AI provides insights; leaders turn those insights into strategy. When people and technology work in synergy, organizations deliver service that is both efficient and meaningfully human, driving stronger customer trust and long-term loyalty.
Sustainability: The Next Frontier of Leadership
Sustainability is now a core component of business strategy, not a side initiative. For leaders, it means making decisions that create long-lasting value for the company, its people, and its customers.
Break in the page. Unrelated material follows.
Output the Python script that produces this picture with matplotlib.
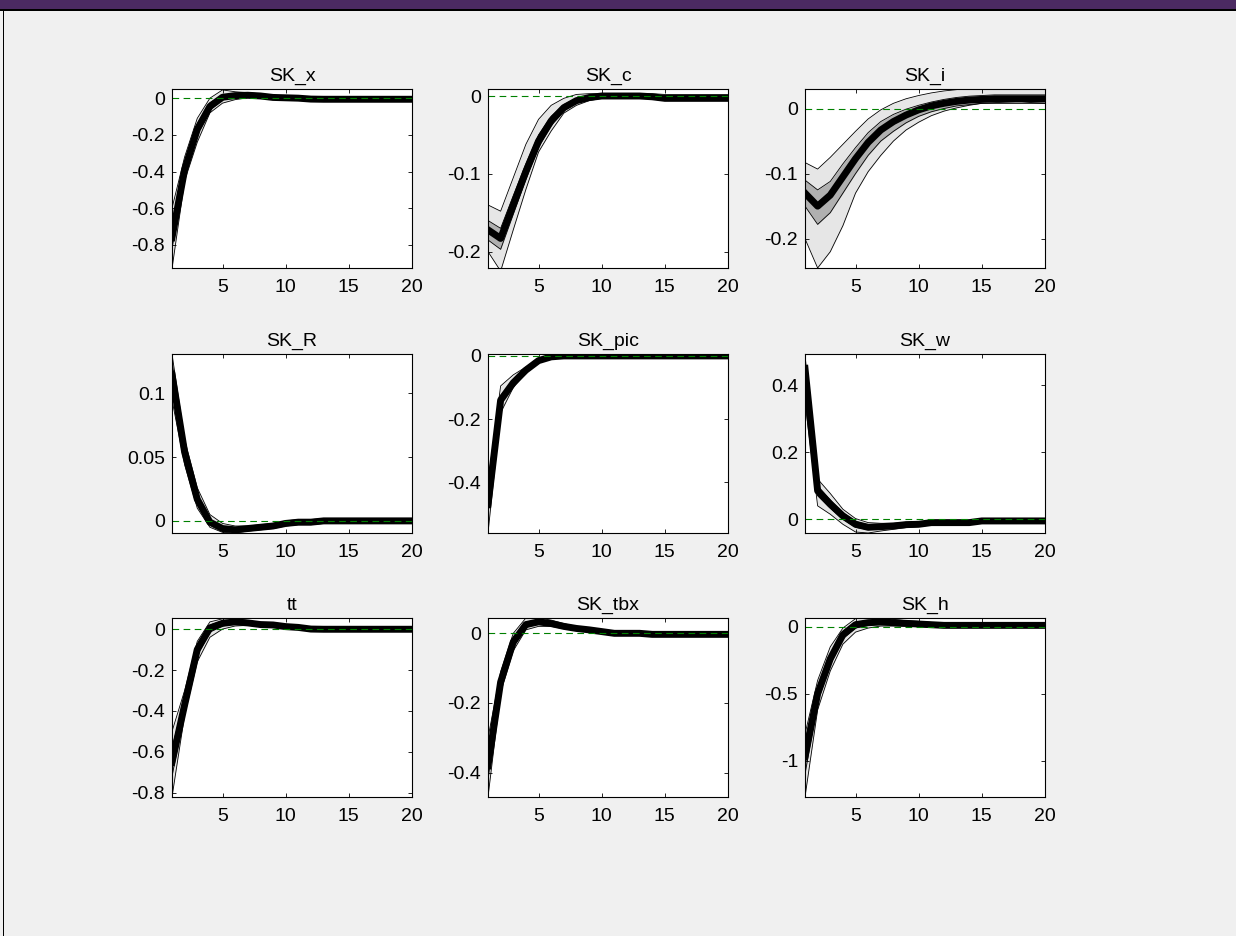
import matplotlib
matplotlib.use("Agg")
import matplotlib.pyplot as plt
import numpy as np

plt.rcParams['font.family'] = ['Liberation Sans', 'DejaVu Sans']
plt.rcParams['axes.unicode_minus'] = False

horizon = np.arange(1, 21)

titles = ["SK_x", "SK_c", "SK_i", "SK_R", "SK_pic", "SK_w", "tt", "SK_tbx", "SK_h"]

# median responses and error bands (inner / outer)
SK_x_med = [-0.76, -0.39, -0.17, -0.045, 0.005, 0.014, 0.016, 0.012, 0.004, 0.002, 0.0, -0.005, -0.006, -0.006, -0.006, -0.006, -0.006, -0.006, -0.006, -0.006]
SK_x_in_lo = [-0.82, -0.43, -0.2, -0.065, -0.008, 0.006, 0.01, 0.007, 0.0, -0.002, -0.004, -0.009, -0.01, -0.01, -0.01, -0.01, -0.01, -0.01, -0.01, -0.01]
SK_x_in_hi = [-0.7, -0.35, -0.14, -0.025, 0.015, 0.02, 0.021, 0.017, 0.008, 0.006, 0.004, -0.001, -0.002, -0.002, -0.002, -0.002, -0.002, -0.002, -0.002, -0.002]
SK_x_out_lo = [-0.93, -0.45, -0.24, -0.08, -0.027, -0.008, 0.002, 0.002, -0.004, -0.006, -0.008, -0.013, -0.014, -0.014, -0.014, -0.014, -0.014, -0.014, -0.014, -0.014]
SK_x_out_hi = [-0.6, -0.32, -0.11, 0.0, 0.045, 0.035, 0.03, 0.024, 0.013, 0.01, 0.008, 0.003, 0.002, 0.002, 0.002, 0.002, 0.002, 0.002, 0.002, 0.002]

SK_c_med = [-0.172, -0.183, -0.14, -0.097, -0.058, -0.032, -0.015, -0.006, -0.002, 0.0, 0.0, 0.0, 0.0, -0.001, -0.003, -0.003, -0.003, -0.003, -0.003, -0.003]
SK_c_in_lo = [-0.185, -0.197, -0.152, -0.107, -0.066, -0.038, -0.019, -0.009, -0.004, -0.002, -0.002, -0.002, -0.002, -0.003, -0.005, -0.005, -0.005, -0.005, -0.005, -0.005]
SK_c_in_hi = [-0.16, -0.17, -0.128, -0.087, -0.05, -0.026, -0.011, -0.003, 0.0, 0.002, 0.002, 0.002, 0.002, 0.001, -0.001, -0.001, -0.001, -0.001, -0.001, -0.001]
SK_c_out_lo = [-0.2, -0.225, -0.172, -0.12, -0.072, -0.045, -0.022, -0.012, -0.006, -0.003, -0.003, -0.003, -0.003, -0.004, -0.006, -0.006, -0.006, -0.006, -0.006, -0.006]
SK_c_out_hi = [-0.14, -0.148, -0.105, -0.062, -0.03, -0.012, -0.003, 0.002, 0.003, 0.003, 0.003, 0.003, 0.003, 0.003, 0.002, 0.002, 0.002, 0.002, 0.002, 0.002]

SK_i_med = [-0.13, -0.15, -0.133, -0.105, -0.077, -0.052, -0.033, -0.02, -0.01, -0.002, 0.004, 0.008, 0.011, 0.013, 0.014, 0.015, 0.015, 0.015, 0.015, 0.015]
SK_i_in_lo = [-0.15, -0.178, -0.16, -0.13, -0.1, -0.072, -0.05, -0.035, -0.022, -0.012, -0.005, 0.0, 0.004, 0.006, 0.008, 0.008, 0.008, 0.008, 0.008, 0.008]
SK_i_in_hi = [-0.11, -0.125, -0.112, -0.085, -0.06, -0.037, -0.02, -0.009, -0.001, 0.005, 0.01, 0.014, 0.017, 0.019, 0.02, 0.021, 0.021, 0.021, 0.021, 0.021]
SK_i_out_lo = [-0.2, -0.245, -0.22, -0.18, -0.13, -0.097, -0.072, -0.05, -0.033, -0.021, -0.011, -0.004, 0.001, 0.005, 0.008, 0.009, 0.01, 0.011, 0.009, 0.008]
SK_i_out_hi = [-0.083, -0.093, -0.075, -0.055, -0.035, -0.016, -0.002, 0.008, 0.015, 0.02, 0.024, 0.027, 0.029, 0.031, 0.032, 0.032, 0.032, 0.032, 0.032, 0.032]

SK_R_med = [0.115, 0.054, 0.017, -0.001, -0.006, -0.007, -0.006, -0.005, -0.004, -0.002, -0.001, -0.001, 0.0, 0.0, 0.0, 0.0, 0.0, 0.0, 0.0, 0.0]
SK_R_in_lo = [0.105, 0.048, 0.013, -0.003, -0.0075, -0.008, -0.007, -0.006, -0.005, -0.003, -0.002, -0.002, -0.001, -0.001, -0.001, -0.001, -0.001, -0.001, -0.001, -0.001]
SK_R_in_hi = [0.125, 0.06, 0.021, 0.001, -0.0045, -0.006, -0.005, -0.004, -0.003, -0.001, 0.0, 0.0, 0.001, 0.001, 0.001, 0.001, 0.001, 0.001, 0.001, 0.001]
SK_R_out_lo = [0.095, 0.044, 0.01, -0.005, -0.009, -0.0095, -0.008, -0.007, -0.006, -0.004, -0.003, -0.003, -0.002, -0.002, -0.002, -0.002, -0.002, -0.002, -0.002, -0.002]
SK_R_out_hi = [0.131, 0.064, 0.026, 0.005, -0.002, -0.004, -0.004, -0.003, -0.002, 0.0, 0.001, 0.001, 0.002, 0.002, 0.002, 0.002, 0.002, 0.002, 0.002, 0.002]

SK_pic_med = [-0.47, -0.14, -0.085, -0.045, -0.015, -0.003, 0.0, 0.0, 0.0, 0.0, 0.0, 0.0, 0.0, 0.0, 0.0, 0.0, 0.0, 0.0, 0.0, 0.0]
SK_pic_in_lo = [-0.5, -0.155, -0.09, -0.05, -0.018, -0.004, -0.001, 0.0, 0.0, 0.0, 0.0, 0.0, 0.0, 0.0, 0.0, 0.0, 0.0, 0.0, 0.0, 0.0]
SK_pic_in_hi = [-0.44, -0.125, -0.078, -0.04, -0.012, -0.002, 0.0, 0.0, 0.0, 0.0, 0.0, 0.0, 0.0, 0.0, 0.0, 0.0, 0.0, 0.0, 0.0, 0.0]
SK_pic_out_lo = [-0.56, -0.18, -0.1, -0.055, -0.022, -0.006, -0.001, 0.0, 0.0, 0.0, 0.0, 0.0, 0.0, 0.0, 0.0, 0.0, 0.0, 0.0, 0.0, 0.0]
SK_pic_out_hi = [-0.4, -0.095, -0.06, -0.035, -0.01, -0.001, 0.0, 0.0, 0.0, 0.0, 0.0, 0.0, 0.0, 0.0, 0.0, 0.0, 0.0, 0.0, 0.0, 0.0]

SK_w_med = [0.45, 0.085, 0.045, 0.01, -0.015, -0.024, -0.022, -0.02, -0.016, -0.015, -0.01, -0.01, -0.01, -0.01, -0.005, -0.005, -0.005, -0.005, -0.005, -0.005]
SK_w_in_lo = [0.41, 0.07, 0.033, 0.0, -0.024, -0.031, -0.028, -0.025, -0.02, -0.019, -0.014, -0.013, -0.013, -0.013, -0.008, -0.008, -0.008, -0.008, -0.008, -0.008]
SK_w_in_hi = [0.48, 0.1, 0.058, 0.02, -0.006, -0.017, -0.016, -0.015, -0.012, -0.011, -0.006, -0.007, -0.007, -0.007, -0.002, -0.002, -0.002, -0.002, -0.002, -0.002]
SK_w_out_lo = [0.35, 0.04, 0.015, -0.015, -0.038, -0.041, -0.035, -0.03, -0.025, -0.022, -0.017, -0.016, -0.016, -0.016, -0.01, -0.01, -0.01, -0.01, -0.01, -0.01]
SK_w_out_hi = [0.49, 0.12, 0.077, 0.03, 0.002, -0.01, -0.012, -0.012, -0.009, -0.008, -0.004, -0.004, -0.004, -0.004, 0.0, 0.0, 0.0, 0.0, 0.0, 0.0]

tt_med = [-0.65, -0.37, -0.1, 0.005, 0.028, 0.035, 0.03, 0.022, 0.02, 0.012, 0.008, 0.0, -0.001, -0.001, -0.001, -0.001, -0.001, -0.001, -0.001, -0.001]
tt_in_lo = [-0.72, -0.4, -0.13, -0.015, 0.015, 0.026, 0.024, 0.017, 0.015, 0.008, 0.004, -0.004, -0.005, -0.005, -0.005, -0.005, -0.005, -0.005, -0.005, -0.005]
tt_in_hi = [-0.58, -0.34, -0.08, 0.02, 0.04, 0.044, 0.036, 0.027, 0.025, 0.016, 0.012, 0.004, 0.003, 0.003, 0.003, 0.003, 0.003, 0.003, 0.003, 0.003]
tt_out_lo = [-0.82, -0.42, -0.16, -0.04, 0.0, 0.015, 0.018, 0.012, 0.01, 0.004, 0.0, -0.008, -0.009, -0.009, -0.009, -0.009, -0.009, -0.009, -0.009, -0.009]
tt_out_hi = [-0.5, -0.3, -0.06, 0.035, 0.05, 0.05, 0.042, 0.032, 0.03, 0.02, 0.016, 0.008, 0.007, 0.007, 0.007, 0.007, 0.007, 0.007, 0.007, 0.007]

SK_tbx_med = [-0.38, -0.14, -0.025, 0.025, 0.033, 0.028, 0.02, 0.014, 0.01, 0.005, 0.0, 0.0, 0.0, -0.003, -0.003, -0.003, -0.003, -0.003, -0.003, -0.003]
SK_tbx_in_lo = [-0.42, -0.155, -0.04, 0.017, 0.027, 0.024, 0.016, 0.011, 0.007, 0.002, -0.003, -0.003, -0.003, -0.006, -0.006, -0.006, -0.006, -0.006, -0.006, -0.006]
SK_tbx_in_hi = [-0.33, -0.125, -0.01, 0.033, 0.038, 0.032, 0.024, 0.017, 0.013, 0.008, 0.003, 0.003, 0.003, 0.0, 0.0, 0.0, 0.0, 0.0, 0.0, 0.0]
SK_tbx_out_lo = [-0.47, -0.17, -0.05, 0.01, 0.02, 0.02, 0.013, 0.008, 0.004, 0.0, -0.005, -0.005, -0.005, -0.008, -0.008, -0.008, -0.008, -0.008, -0.008, -0.008]
SK_tbx_out_hi = [-0.3, -0.11, 0.0, 0.044, 0.044, 0.038, 0.028, 0.02, 0.016, 0.01, 0.005, 0.005, 0.005, 0.002, 0.002, 0.002, 0.002, 0.002, 0.002, 0.002]

SK_h_med = [-0.97, -0.5, -0.24, -0.06, 0.015, 0.03, 0.035, 0.03, 0.025, 0.02, 0.015, 0.01, 0.01, 0.01, 0.01, 0.01, 0.01, 0.01, 0.01, 0.01]
SK_h_in_lo = [-1.1, -0.56, -0.28, -0.09, -0.01, 0.01, 0.02, 0.018, 0.014, 0.01, 0.006, 0.002, 0.002, 0.002, 0.002, 0.002, 0.002, 0.002, 0.002, 0.002]
SK_h_in_hi = [-0.85, -0.45, -0.2, -0.035, 0.035, 0.045, 0.048, 0.042, 0.035, 0.03, 0.024, 0.018, 0.018, 0.018, 0.018, 0.018, 0.018, 0.018, 0.018, 0.018]
SK_h_out_lo = [-1.27, -0.62, -0.33, -0.13, -0.04, -0.01, 0.005, 0.005, 0.003, 0.0, -0.003, -0.005, -0.005, -0.005, -0.005, -0.005, -0.005, -0.005, -0.005, -0.005]
SK_h_out_hi = [-0.8, -0.4, -0.15, -0.01, 0.06, 0.065, 0.065, 0.055, 0.045, 0.04, 0.032, 0.025, 0.025, 0.025, 0.025, 0.025, 0.025, 0.025, 0.025, 0.025]

y_limits = [(-0.926, 0.05), (-0.221, 0.009), (-0.245, 0.03),
            (-0.0095, 0.131), (-0.56, 0.006), (-0.041, 0.493),
            (-0.82, 0.054), (-0.47, 0.044), (-1.27, 0.065)]
y_ticks = [[-0.8, -0.6, -0.4, -0.2, 0], [-0.2, -0.1, 0], [-0.2, -0.1, 0],
           [0, 0.05, 0.1], [-0.4, -0.2, 0], [0, 0.2, 0.4],
           [-0.8, -0.6, -0.4, -0.2, 0], [-0.4, -0.2, 0], [-1, -0.5, 0]]

panels = [
    (SK_x_med, SK_x_in_lo, SK_x_in_hi, SK_x_out_lo, SK_x_out_hi),
    (SK_c_med, SK_c_in_lo, SK_c_in_hi, SK_c_out_lo, SK_c_out_hi),
    (SK_i_med, SK_i_in_lo, SK_i_in_hi, SK_i_out_lo, SK_i_out_hi),
    (SK_R_med, SK_R_in_lo, SK_R_in_hi, SK_R_out_lo, SK_R_out_hi),
    (SK_pic_med, SK_pic_in_lo, SK_pic_in_hi, SK_pic_out_lo, SK_pic_out_hi),
    (SK_w_med, SK_w_in_lo, SK_w_in_hi, SK_w_out_lo, SK_w_out_hi),
    (tt_med, tt_in_lo, tt_in_hi, tt_out_lo, tt_out_hi),
    (SK_tbx_med, SK_tbx_in_lo, SK_tbx_in_hi, SK_tbx_out_lo, SK_tbx_out_hi),
    (SK_h_med, SK_h_in_lo, SK_h_in_hi, SK_h_out_lo, SK_h_out_hi),
]

W, H = 1236, 936
fig = plt.figure(figsize=(W / 100, H / 100), dpi=100, facecolor='#f0f0f0')

# window chrome: purple title bar strip and black frame lines
fig.patches.append(plt.Rectangle((0, 1 - 9 / H), 1, 9 / H, transform=fig.transFigure,
                                 facecolor='#4b2a62', edgecolor='none'))
fig.patches.append(plt.Rectangle((0, 1 - 11 / H), 1, 2 / H, transform=fig.transFigure,
                                 facecolor='black', edgecolor='none'))
fig.patches.append(plt.Rectangle((3 / W, 0), 1.5 / W, 1 - 11 / H, transform=fig.transFigure,
                                 facecolor='black', edgecolor='none'))

col_left = [172, 488, 805]
row_top = [89, 354, 618]
ax_w, ax_h = 240, 179

for k, (name, data) in enumerate(zip(titles, panels)):
    med, in_lo, in_hi, out_lo, out_hi = data
    r, c = divmod(k, 3)
    ax = fig.add_axes([col_left[c] / W, 1 - (row_top[r] + ax_h) / H, ax_w / W, ax_h / H])
    ax.set_facecolor('white')

    ax.fill_between(horizon, out_lo, out_hi, color='#e6e6e6', lw=0)
    ax.fill_between(horizon, in_lo, in_hi, color='#b0b0b0', lw=0)
    for edge in (out_lo, out_hi, in_lo, in_hi):
        ax.plot(horizon, edge, color='black', lw=0.6)
    ax.plot(horizon, med, color='black', lw=5, solid_joinstyle='round')
    ax.axhline(0, color='#008000', lw=0.8, ls=(0, (6, 4)))

    ax.set_xlim(1, 20)
    ax.set_ylim(*y_limits[k])
    ax.set_xticks([5, 10, 15, 20])
    ax.set_yticks(y_ticks[k])
    ax.set_yticklabels(['%g' % v for v in y_ticks[k]])
    ax.tick_params(direction='in', top=True, right=True, length=3, width=0.6,
                   labelsize=14, colors='black')
    ax.tick_params(axis='x', pad=8)
    ax.tick_params(axis='y', pad=5)
    for sp in ax.spines.values():
        sp.set_linewidth(0.8)
    ax.set_title(name, fontsize=14, pad=6)

fig.savefig('out.png', dpi=100, facecolor=fig.get_facecolor())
This translates into practical actions: investing in digital technologies that reduce waste and environmental impact, redesigning processes to be more inclusive and resilient, and promoting work models that support employee well-being and professional growth, reducing turnover and safeguarding critical expertise.
In a contact center environment, this might mean adopting more flexible work models, minimizing operational inefficiencies, and strengthening team engagement to build a healthier, more sustainable culture.
Preparing Today for the Business of Tomorrow
Preparing for the future of leadership means making decisions that strengthen the organization now, not “someday.” This includes fostering a digital-first culture, investing in continuous learning so teams remain relevant, and choosing scalable tools, like CCaaS platforms that enhance agility without compromising customer experience.
Leadership is no longer defined solely by individual capability, but by how well vision, responsibility, and collaboration come together. Every technological, organizational, or cultural decision adds to a larger journey, one that drives continuous growth for both the company and the people within it.